◆ **Work to complete**: Print exactly the lines below between the line containing "Reproduce this chart with matplotlib." and the line containing "Ποσοστό ανεργίας, νέοι", counting both of those lines. Leave pictures out.

[Start of Supplied data]

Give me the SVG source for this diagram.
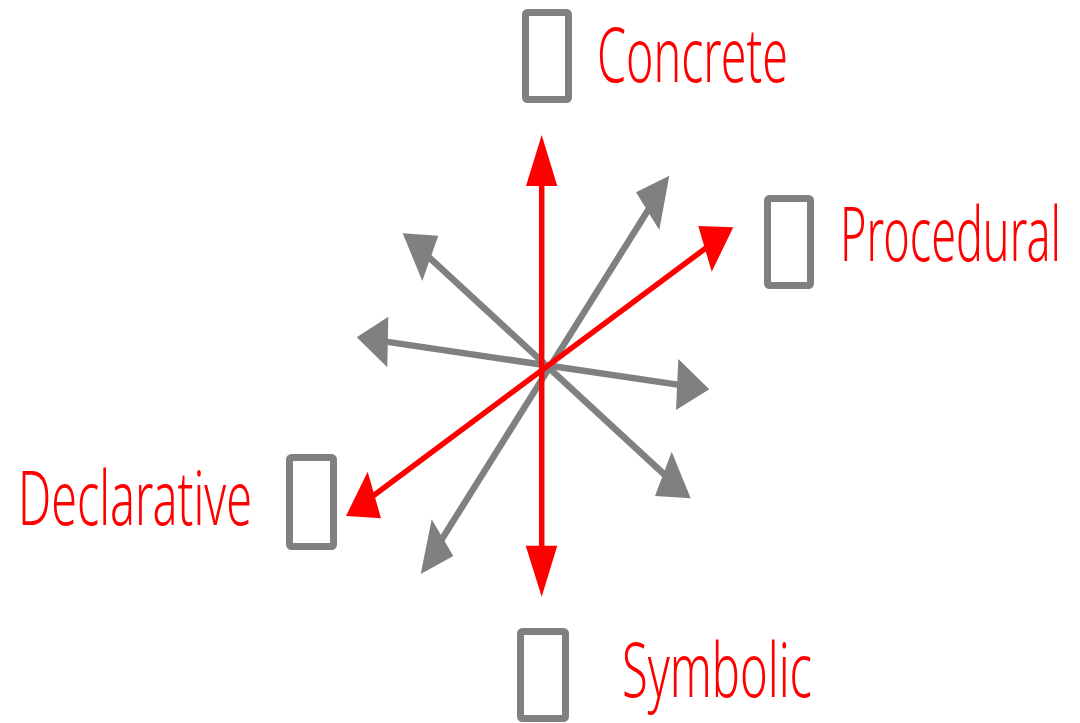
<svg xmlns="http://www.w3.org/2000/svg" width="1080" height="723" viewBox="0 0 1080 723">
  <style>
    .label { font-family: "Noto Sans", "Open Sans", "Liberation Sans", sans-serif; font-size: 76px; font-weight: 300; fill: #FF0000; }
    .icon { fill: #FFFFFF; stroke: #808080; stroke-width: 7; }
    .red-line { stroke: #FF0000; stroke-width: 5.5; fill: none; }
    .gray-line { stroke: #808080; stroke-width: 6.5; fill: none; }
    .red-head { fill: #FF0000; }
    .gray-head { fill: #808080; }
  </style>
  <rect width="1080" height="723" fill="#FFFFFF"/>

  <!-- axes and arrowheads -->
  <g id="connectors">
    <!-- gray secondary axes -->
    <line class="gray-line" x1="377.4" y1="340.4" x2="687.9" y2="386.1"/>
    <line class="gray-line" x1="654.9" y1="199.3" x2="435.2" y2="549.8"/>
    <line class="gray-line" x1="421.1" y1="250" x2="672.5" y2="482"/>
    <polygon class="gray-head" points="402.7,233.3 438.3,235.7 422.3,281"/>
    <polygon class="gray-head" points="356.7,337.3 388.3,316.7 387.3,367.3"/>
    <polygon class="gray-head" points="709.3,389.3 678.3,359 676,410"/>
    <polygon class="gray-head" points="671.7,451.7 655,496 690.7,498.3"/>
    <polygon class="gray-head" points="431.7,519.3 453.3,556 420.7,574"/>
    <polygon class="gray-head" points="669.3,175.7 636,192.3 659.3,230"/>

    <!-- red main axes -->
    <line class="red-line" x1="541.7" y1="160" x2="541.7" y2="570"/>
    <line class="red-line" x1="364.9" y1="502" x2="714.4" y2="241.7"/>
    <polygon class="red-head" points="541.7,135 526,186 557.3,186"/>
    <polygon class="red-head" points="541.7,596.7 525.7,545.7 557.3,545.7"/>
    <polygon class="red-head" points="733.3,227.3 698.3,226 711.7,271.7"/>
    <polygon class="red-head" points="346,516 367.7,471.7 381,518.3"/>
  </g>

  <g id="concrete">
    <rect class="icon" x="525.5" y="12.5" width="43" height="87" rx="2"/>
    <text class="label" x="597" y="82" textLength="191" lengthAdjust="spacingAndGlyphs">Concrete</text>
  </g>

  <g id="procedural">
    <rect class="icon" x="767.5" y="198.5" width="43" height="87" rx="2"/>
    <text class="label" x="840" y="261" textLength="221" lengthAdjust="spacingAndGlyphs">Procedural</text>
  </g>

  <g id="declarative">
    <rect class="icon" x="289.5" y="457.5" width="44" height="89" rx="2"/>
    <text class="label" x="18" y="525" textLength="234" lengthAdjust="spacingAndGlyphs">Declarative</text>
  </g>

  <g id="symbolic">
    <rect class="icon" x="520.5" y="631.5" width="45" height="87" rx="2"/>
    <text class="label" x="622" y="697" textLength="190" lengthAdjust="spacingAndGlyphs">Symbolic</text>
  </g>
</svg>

[End of Supplied data]
[Start of Supplied data]

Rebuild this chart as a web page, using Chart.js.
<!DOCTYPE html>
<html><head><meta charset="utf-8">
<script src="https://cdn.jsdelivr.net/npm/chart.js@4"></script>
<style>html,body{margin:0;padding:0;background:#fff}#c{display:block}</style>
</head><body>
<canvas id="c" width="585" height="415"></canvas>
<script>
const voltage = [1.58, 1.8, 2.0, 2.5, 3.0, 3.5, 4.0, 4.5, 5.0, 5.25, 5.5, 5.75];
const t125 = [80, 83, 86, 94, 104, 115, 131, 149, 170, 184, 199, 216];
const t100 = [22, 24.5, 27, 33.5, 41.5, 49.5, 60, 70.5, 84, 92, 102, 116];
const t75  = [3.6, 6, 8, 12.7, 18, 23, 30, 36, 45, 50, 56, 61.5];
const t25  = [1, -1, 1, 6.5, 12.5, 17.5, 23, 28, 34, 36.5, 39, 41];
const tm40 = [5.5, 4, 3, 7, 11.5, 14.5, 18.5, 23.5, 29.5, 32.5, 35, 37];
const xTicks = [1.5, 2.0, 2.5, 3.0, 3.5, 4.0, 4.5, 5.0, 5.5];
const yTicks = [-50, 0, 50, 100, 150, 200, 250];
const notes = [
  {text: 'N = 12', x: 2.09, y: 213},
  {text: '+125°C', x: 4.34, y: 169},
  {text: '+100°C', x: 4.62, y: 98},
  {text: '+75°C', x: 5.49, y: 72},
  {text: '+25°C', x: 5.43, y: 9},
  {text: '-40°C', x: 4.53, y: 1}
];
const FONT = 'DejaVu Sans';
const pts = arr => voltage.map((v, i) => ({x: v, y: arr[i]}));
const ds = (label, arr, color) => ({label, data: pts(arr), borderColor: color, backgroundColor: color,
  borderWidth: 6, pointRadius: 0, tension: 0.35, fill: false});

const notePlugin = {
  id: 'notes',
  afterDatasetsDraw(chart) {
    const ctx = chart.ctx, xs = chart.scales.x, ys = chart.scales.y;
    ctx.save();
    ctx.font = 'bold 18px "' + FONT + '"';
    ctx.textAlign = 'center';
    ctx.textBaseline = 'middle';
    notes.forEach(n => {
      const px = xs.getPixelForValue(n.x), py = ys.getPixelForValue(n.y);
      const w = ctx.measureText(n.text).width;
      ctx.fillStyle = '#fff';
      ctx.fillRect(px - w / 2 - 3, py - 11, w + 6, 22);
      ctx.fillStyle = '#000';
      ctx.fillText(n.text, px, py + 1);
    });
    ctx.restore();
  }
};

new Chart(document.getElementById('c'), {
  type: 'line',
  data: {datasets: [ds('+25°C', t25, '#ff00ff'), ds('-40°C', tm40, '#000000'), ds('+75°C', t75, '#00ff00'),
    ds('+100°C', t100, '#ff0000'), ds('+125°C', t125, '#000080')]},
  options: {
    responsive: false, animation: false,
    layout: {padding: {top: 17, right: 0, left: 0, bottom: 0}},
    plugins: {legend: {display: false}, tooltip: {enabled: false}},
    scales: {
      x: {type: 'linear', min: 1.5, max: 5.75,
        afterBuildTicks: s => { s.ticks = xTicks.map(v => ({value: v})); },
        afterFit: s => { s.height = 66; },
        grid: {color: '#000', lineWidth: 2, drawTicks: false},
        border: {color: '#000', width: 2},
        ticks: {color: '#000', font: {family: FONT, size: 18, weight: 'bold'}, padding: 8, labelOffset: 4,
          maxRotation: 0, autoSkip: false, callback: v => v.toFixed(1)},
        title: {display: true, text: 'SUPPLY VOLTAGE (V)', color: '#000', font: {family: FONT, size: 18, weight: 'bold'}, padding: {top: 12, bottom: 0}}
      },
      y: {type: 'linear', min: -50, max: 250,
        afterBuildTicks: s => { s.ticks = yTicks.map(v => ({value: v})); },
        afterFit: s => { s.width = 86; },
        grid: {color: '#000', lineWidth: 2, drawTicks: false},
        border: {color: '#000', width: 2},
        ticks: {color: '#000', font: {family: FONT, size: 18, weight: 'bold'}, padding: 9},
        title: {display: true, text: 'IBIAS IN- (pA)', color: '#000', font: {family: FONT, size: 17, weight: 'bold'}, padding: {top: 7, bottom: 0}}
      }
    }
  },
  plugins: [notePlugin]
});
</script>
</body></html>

[End of Supplied data]
[Start of Supplied data]

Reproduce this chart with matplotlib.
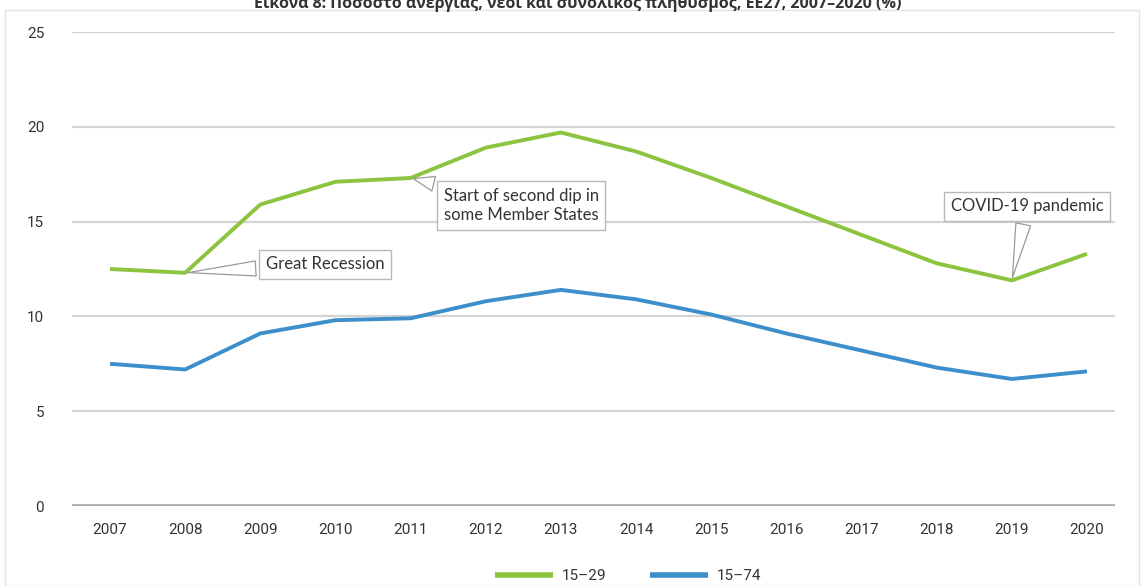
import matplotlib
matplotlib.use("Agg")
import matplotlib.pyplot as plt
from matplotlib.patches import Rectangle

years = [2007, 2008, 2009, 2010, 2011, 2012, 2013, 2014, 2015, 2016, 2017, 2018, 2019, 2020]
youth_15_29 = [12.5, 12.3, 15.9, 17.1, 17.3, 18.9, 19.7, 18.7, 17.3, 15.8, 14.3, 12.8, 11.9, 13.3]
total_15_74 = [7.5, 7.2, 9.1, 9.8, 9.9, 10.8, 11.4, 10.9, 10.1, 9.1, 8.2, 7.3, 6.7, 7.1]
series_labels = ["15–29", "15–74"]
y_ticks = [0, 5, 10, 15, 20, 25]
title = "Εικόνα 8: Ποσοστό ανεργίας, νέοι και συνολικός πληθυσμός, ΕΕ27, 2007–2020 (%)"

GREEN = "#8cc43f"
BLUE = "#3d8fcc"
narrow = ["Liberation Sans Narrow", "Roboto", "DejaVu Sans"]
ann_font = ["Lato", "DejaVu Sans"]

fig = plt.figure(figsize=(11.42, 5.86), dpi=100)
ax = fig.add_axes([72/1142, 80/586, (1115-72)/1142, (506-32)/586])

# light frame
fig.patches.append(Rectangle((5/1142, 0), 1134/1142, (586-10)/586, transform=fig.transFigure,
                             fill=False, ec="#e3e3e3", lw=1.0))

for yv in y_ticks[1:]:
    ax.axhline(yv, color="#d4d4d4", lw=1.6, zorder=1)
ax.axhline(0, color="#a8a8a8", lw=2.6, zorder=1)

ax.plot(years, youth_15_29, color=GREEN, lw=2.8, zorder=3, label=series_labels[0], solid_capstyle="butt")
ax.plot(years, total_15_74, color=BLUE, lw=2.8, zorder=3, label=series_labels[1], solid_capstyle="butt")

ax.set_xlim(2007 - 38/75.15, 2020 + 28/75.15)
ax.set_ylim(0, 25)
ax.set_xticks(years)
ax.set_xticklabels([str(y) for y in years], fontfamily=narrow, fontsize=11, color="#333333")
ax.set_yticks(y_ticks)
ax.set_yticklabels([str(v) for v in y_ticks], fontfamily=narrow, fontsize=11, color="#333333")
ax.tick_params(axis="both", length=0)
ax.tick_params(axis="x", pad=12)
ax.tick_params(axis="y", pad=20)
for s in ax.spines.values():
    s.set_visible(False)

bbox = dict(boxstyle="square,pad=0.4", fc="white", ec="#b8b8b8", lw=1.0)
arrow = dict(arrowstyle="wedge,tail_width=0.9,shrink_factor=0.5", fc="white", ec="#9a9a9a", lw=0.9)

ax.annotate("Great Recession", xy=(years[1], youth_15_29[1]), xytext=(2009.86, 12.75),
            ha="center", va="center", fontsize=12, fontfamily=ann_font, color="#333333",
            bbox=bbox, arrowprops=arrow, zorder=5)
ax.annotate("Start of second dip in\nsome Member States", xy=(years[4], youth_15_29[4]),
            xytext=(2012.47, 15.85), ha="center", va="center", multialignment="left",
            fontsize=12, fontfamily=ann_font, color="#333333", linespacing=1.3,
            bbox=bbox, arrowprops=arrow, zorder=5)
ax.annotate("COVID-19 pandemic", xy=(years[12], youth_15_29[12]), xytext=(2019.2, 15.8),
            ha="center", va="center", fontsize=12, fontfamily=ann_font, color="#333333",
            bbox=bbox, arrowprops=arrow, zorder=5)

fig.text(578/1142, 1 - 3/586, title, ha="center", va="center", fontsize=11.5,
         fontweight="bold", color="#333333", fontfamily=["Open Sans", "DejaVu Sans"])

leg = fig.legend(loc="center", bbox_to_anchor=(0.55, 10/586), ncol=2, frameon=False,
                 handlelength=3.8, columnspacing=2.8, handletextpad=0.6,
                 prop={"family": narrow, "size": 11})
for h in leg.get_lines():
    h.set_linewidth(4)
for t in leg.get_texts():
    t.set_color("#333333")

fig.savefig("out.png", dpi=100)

[End of Supplied data]

◆ **Solution to the exercise**:
Reproduce this chart with matplotlib.
import matplotlib
matplotlib.use("Agg")
import matplotlib.pyplot as plt
from matplotlib.patches import Rectangle

years = [2007, 2008, 2009, 2010, 2011, 2012, 2013, 2014, 2015, 2016, 2017, 2018, 2019, 2020]
youth_15_29 = [12.5, 12.3, 15.9, 17.1, 17.3, 18.9, 19.7, 18.7, 17.3, 15.8, 14.3, 12.8, 11.9, 13.3]
total_15_74 = [7.5, 7.2, 9.1, 9.8, 9.9, 10.8, 11.4, 10.9, 10.1, 9.1, 8.2, 7.3, 6.7, 7.1]
series_labels = ["15–29", "15–74"]
y_ticks = [0, 5, 10, 15, 20, 25]
title = "Εικόνα 8: Ποσοστό ανεργίας, νέοι και συνολικός πληθυσμός, ΕΕ27, 2007–2020 (%)"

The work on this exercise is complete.